Quelque 5 000 Tunisiens ont manifesté, dimanche 3 octobre, en soutien au président Kais Saïed. (Photo : AP)
Dimanche 3 octobre. Dès les premières heures du matin, des Tunisiens sont descendus par milliers dans les principales villes du pays, notamment à la capitale Tunis, où ils étaient quelque 3 000, pour apporter leur soutien à leur président, Kais Saïed, et les mesures exceptionnelles qu’il a prises le 25 juillet dernier, puis celles de la semaine dernière. Une réponse à la manifestation de la semaine précédente des opposants au président tunisien. Sur les pancartes, des slogans tels « Nous sommes tous Kais Saïed, nous sommes tous la Tunisie », « Saïed, porte-parole officiel du peuple » ou encore « Le peuple veut une révision de la Constitution », « Le peuple veut la dissolution du parlement », « Ghannouchi assassin » et « Ghannouchi, tu es fini ! ».
Vendredi 1er octobre, ce même Ghannouchi tant décrié, le président du parlement, suspendu depuis le 25 juillet dernier, et chef du parti islamiste Ennahdha, déclarait : « Ce vendredi coïncide avec le démarrage de la troisième session du mandat parlementaire 2019-2024 (...) le bureau de l’Assemblée des Représentants du Peuple (ARP, parlement) restera en session permanente ». Aussitôt après, les autorités ont renforcé le dispositif sécuritaire autour du parlement à Tunis, face à une tentative de députés d’y accéder pour reprendre les activités suspendues de la chambre. Car parallèlement à l’appel de Ghannouchi, plus de 80 députés, principalement d’Ennahdha et de son allié Qalb Tounes, avaient appelé les autres élus — sur une assemblée qui en compte 217 — à se rassembler devant le parlement et à exiger la reprise de leurs travaux. Mais le dispositif sécuritaire n’a pas eu à faire de démonstration de force : les deux appels ont été peu suivis et un seul député s’est présenté devant le parlement dans le quartier du Bardo.

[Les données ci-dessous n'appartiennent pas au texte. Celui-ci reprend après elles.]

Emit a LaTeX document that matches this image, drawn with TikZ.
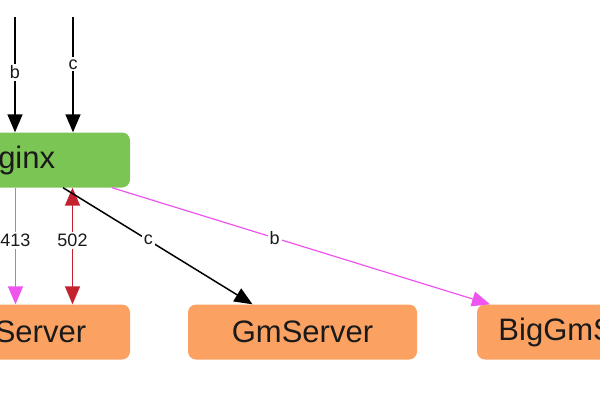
\documentclass[tikz,border=0pt]{standalone}
\usepackage{fontspec}
\setmainfont{Liberation Sans}
\usetikzlibrary{arrows.meta, positioning, calc}
\definecolor{nginxgreen}{HTML}{7BC555}
\definecolor{srvorange}{HTML}{FBA262}
\definecolor{pinkline}{HTML}{EE55EE}
\definecolor{errred}{HTML}{C4222F}
\definecolor{textdark}{HTML}{1A1A1A}

\begin{document}
\begin{tikzpicture}[
  x=1pt, y=-1pt,
  box/.style={rectangle, rounded corners=8pt, minimum width=229pt,
              minimum height=55pt, inner sep=0pt, text=textdark,
              font=\fontsize{31}{36}\selectfont},
  gatebox/.style={box, fill=nginxgreen},
  srvbox/.style={box, fill=srvorange},
  arrow/.style={-{Triangle[length=18pt, width=15pt]}, line width=1.5pt},
  biarrow/.style={{Triangle[length=18pt, width=15pt]}-{Triangle[length=18pt, width=15pt]}, line width=1.5pt},
  lbl/.style={fill=white, inner sep=2pt, text=textdark,
              font=\fontsize{18}{20}\selectfont}
]
  \useasboundingbox (0,0) rectangle (600,400);
  \clip (0,0) rectangle (600,400);
  \fill[white] (0,0) rectangle (600,400);

  % boxes
  \node[gatebox] (nginx) at (15.5,160) {Nginx};
  \node[srvbox] (srv) at (15.5,332) {\phantom{Gm}Server};
  \node[srvbox] (gm) at (302.5,332) {GmServer};
  \node[srvbox] (big) at (591.5,332) {BigGmServer};

  % incoming requests
  \coordinate (bsrc) at (15,17);
  \coordinate (csrc) at (73,17);
  \draw[arrow] (bsrc) -- node[lbl, pos=0.48] {b} (bsrc |- nginx.north);
  \draw[arrow] (csrc) -- node[lbl, pos=0.41] {c} (csrc |- nginx.north);

  % nginx to servers
  \draw[arrow, pinkline] (nginx.south) -- node[lbl, pos=0.45] {413} (srv.north);
  \draw[biarrow, errred] ([xshift=57pt]nginx.south) -- node[lbl, pos=0.45] {502} ([xshift=57pt]srv.north);
  \draw[arrow] ([xshift=47.5pt]nginx.south) -- node[lbl, pos=0.45] {c} ([xshift=-50pt]gm.north);
  \draw[arrow, pinkline, line width=1.2pt] ([xshift=96.5pt]nginx.south) -- node[lbl, pos=0.43] {b} ([xshift=-101.5pt]big.north);
\end{tikzpicture}
\end{document}
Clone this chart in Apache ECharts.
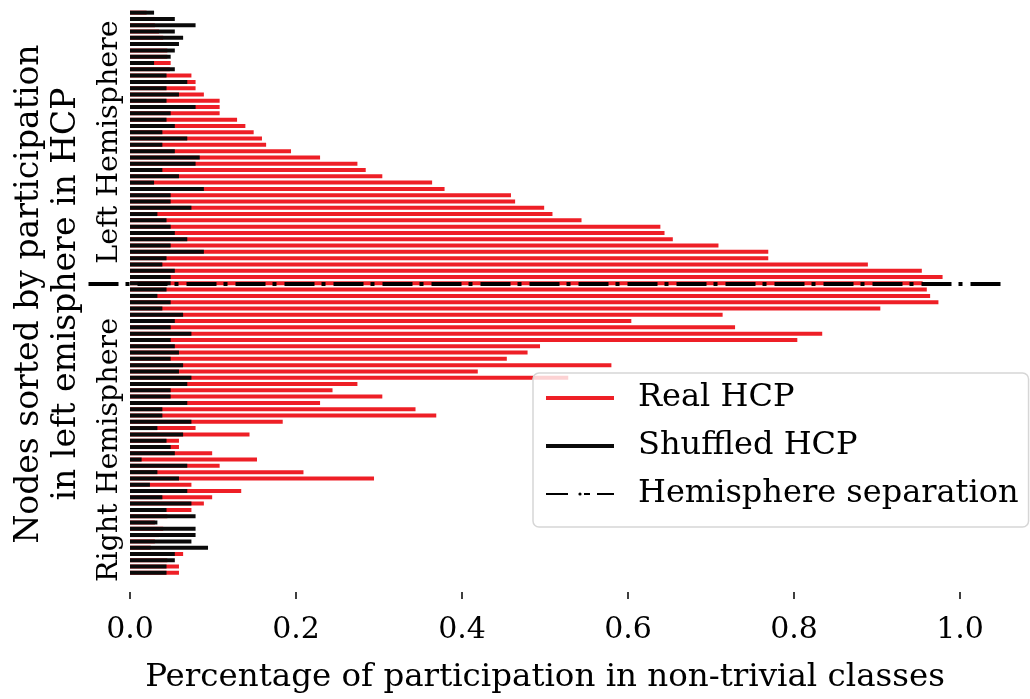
<!DOCTYPE html>
<html>
<head>
<meta charset="utf-8">
<script src="https://cdn.jsdelivr.net/npm/echarts@6/dist/echarts.min.js"></script>
<style>
  html, body { margin: 0; padding: 0; background: #fff; }
  #bar-map { width: 1030px; height: 699px; }
</style>
</head>
<body>
<div id="bar-map"></div>
<script>
// participation per node, top row first (left hemisphere, then right)
var realHCP = [
    0.020, 0.030, 0.030, 0.035, 0.040, 0.040, 0.045, 0.045, 0.049, 0.048,
    0.074, 0.079, 0.079, 0.089, 0.108, 0.108, 0.108, 0.129, 0.139, 0.149,
    0.159, 0.164, 0.194, 0.229, 0.274, 0.284, 0.304, 0.364, 0.379, 0.459,
    0.464, 0.499, 0.509, 0.544, 0.639, 0.644, 0.654, 0.709, 0.769, 0.769,
    0.889, 0.954, 0.979, 0.955, 0.960, 0.964, 0.974, 0.904, 0.714, 0.604,
    0.729, 0.834, 0.804, 0.494, 0.479, 0.454, 0.580, 0.419, 0.528, 0.274,
    0.244, 0.304, 0.229, 0.344, 0.369, 0.184, 0.079, 0.144, 0.059, 0.059,
    0.099, 0.153, 0.108, 0.209, 0.294, 0.074, 0.134, 0.099, 0.089, 0.074,
    0.045, 0.030, 0.040, 0.035, 0.030, 0.025, 0.064, 0.045, 0.059, 0.059
];
var shuffledHCP = [
    0.029, 0.054, 0.079, 0.054, 0.064, 0.059, 0.054, 0.049, 0.029, 0.054,
    0.044, 0.069, 0.044, 0.059, 0.044, 0.079, 0.049, 0.044, 0.054, 0.039,
    0.069, 0.039, 0.054, 0.084, 0.079, 0.039, 0.059, 0.029, 0.089, 0.049,
    0.049, 0.074, 0.033, 0.044, 0.049, 0.054, 0.069, 0.049, 0.089, 0.044,
    0.039, 0.054, 0.049, 0.049, 0.044, 0.033, 0.049, 0.039, 0.064, 0.054,
    0.049, 0.074, 0.049, 0.054, 0.059, 0.049, 0.064, 0.059, 0.074, 0.069,
    0.049, 0.049, 0.069, 0.039, 0.039, 0.074, 0.033, 0.064, 0.044, 0.049,
    0.054, 0.014, 0.069, 0.033, 0.059, 0.024, 0.069, 0.039, 0.074, 0.044,
    0.079, 0.033, 0.079, 0.079, 0.074, 0.094, 0.054, 0.054, 0.044, 0.044
];
var xTicks = [0, 0.2, 0.4, 0.6, 0.8, 1.0];
var separationRow = 43;
var nodes = realHCP.map(function (v, i) { return 'node' + i; });

var serif = 'DejaVu Serif';

option = {
    animation: false,
    legend: {
        orient: 'vertical',
        left: 533,
        top: 373,
        itemWidth: 68,
        itemHeight: 4,
        itemGap: 16,
        padding: [9, 10, 17, 12],
        backgroundColor: 'rgba(255,255,255,0.8)',
        borderColor: '#d6d6d6',
        borderWidth: 1.5,
        borderRadius: 6,
        textStyle: { fontFamily: serif, fontSize: 32, color: '#000', padding: [0, 0, 0, 19] },
        data: [
            { name: 'Real HCP', icon: 'rect' },
            { name: 'Shuffled HCP', icon: 'rect' },
            { name: 'Hemisphere separation' }
        ]
    },
    grid: {
        left: 88.5,
        right: 28.5,
        top: 9.5,
        height: 574.2
    },
    xAxis: {
        type: 'value',
        min: -0.05,
        max: 1.05,
        offset: 16,
        splitLine: { show: false },
        axisLine: { show: false },
        axisTick: { show: true, length: 7, lineStyle: { color: '#000', width: 1.5 }, customValues: xTicks },
        axisLabel: {
            customValues: xTicks,
            margin: 23,
            fontFamily: serif,
            fontSize: 30,
            color: '#000',
            formatter: function (v) { return v.toFixed(1); }
        },
        name: 'Percentage of participation in non-trivial classes',
        nameLocation: 'middle',
        nameGap: 69,
        nameTextStyle: { fontFamily: serif, fontSize: 32.5, color: '#000' }
    },
    yAxis: {
        type: 'category',
        inverse: true,
        data: nodes,
        axisLine: { show: false },
        axisTick: { show: false },
        axisLabel: { show: false }
    },
    series: [
        {
            name: 'Real HCP',
            type: 'bar',
            data: realHCP,
            barWidth: 4,
            barGap: '-100%',
            itemStyle: { color: '#ee1f26' }
        },
        {
            name: 'Shuffled HCP',
            type: 'bar',
            data: shuffledHCP,
            barWidth: 4,
            barGap: '-100%',
            itemStyle: { color: '#0a0a0a' }
        },
        {
            name: 'Hemisphere separation',
            type: 'line',
            data: [],
            symbol: 'none',
            z: 5,
            lineStyle: { color: '#000', width: 5, type: [22, 16, 6, 7] },
            itemStyle: { color: '#000' },
            markLine: {
                silent: true,
                symbol: 'none',
                label: { show: false },
                lineStyle: { color: '#000', width: 4, type: [30, 7, 4, 8] },
                data: [{ yAxis: nodes[separationRow] }]
            }
        }
    ],
    graphic: [
        {
            type: 'text', x: 48, y: 294, rotation: Math.PI / 2,
            style: {
                text: 'Nodes sorted by participation\nin left emisphere in HCP',
                font: '33px "DejaVu Serif"', lineHeight: 37,
                align: 'center', verticalAlign: 'middle', fill: '#000'
            }
        },
        {
            type: 'text', x: 110, y: 142, rotation: Math.PI / 2,
            style: { text: 'Left Hemisphere', font: '28.5px "DejaVu Serif"', align: 'center', verticalAlign: 'middle', fill: '#000' }
        },
        {
            type: 'text', x: 110, y: 450, rotation: Math.PI / 2,
            style: { text: 'Right Hemisphere', font: '28.5px "DejaVu Serif"', align: 'center', verticalAlign: 'middle', fill: '#000' }
        }
    ]
};
var bar = document.getElementById('bar-map');
var barMap = echarts.init(bar);
barMap.setOption(option);
</script>
</body>
</html>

Le gouvernement formé prochainement
Cela dit, la situation politique en Tunisie est loin d’être apaisée. Ghannouchi, dont le parti Ennahdha est majoritaire à l’ARP, a une fois de plus exprimé, au nom du parlement, son rejet catégorique des décisions présidentielles. Pour Kais Saïed et ses défenseurs, il s’agit de « mesures exceptionnelles » temporaires, prises le temps de mener une série de « réformes politiques », dont des amendements à la Constitution de 2014. Car cette Constitution a instauré un régime hybride, un peu trop déséquilibré et en faveur du parlement. Or, au parlement, le parti majoritaire est Ennahdha, bête noire du président Kais Saïed et d’une partie des Tunisiens. Sa domination de la vie politique, depuis la chute du régime de Zine El Abidine Bin Ali en 2011, est jugée responsable des blocages politiques et de la crise économique. D’où le coup de force décidé par le président tunisien.
Désormais, l’heure est à l’attente. Quelles seront les prochaines décisions ? Quelles réformes ? Comment sortir de la crise ? Après deux mois sans premier ministre, Kais Saïed a nommé, le 29 septembre, une femme, Najla Bouden Romdhane, à la tête du gouvernement. Une première. La principale mission du futur gouvernement sera de mettre fin à la corruption et au chaos qui s’est répandu dans de nombreuses institutions de l’Etat, a dit le président tunisien, promettant qu’un gouvernement sera nommé dans les plus brefs délais et qu’un « dialogue national sera lancé, associant les différentes composantes de la population tunisienne. Et ce, sur les réformes institutionnelles envisagées ».
Aujourd’hui, la formation du gouvernement et le lancement des réformes sont plus qu’urgents. Saïed fait face à un certain nombre de critiques tant à l’intérieur qu’à l’étranger. Mais Tunis se défend : les récentes mesures d’exception renforçant les pouvoirs du président visent à « mettre de nouveau le pays sur la bonne voie pour respecter les principes de la démocratie », a réaffirmé le chef de la diplomatie tunisienne, Othman Jerandi, le 27 septembre dernier, à la tribune de l’Assemblée générale de l’Onu.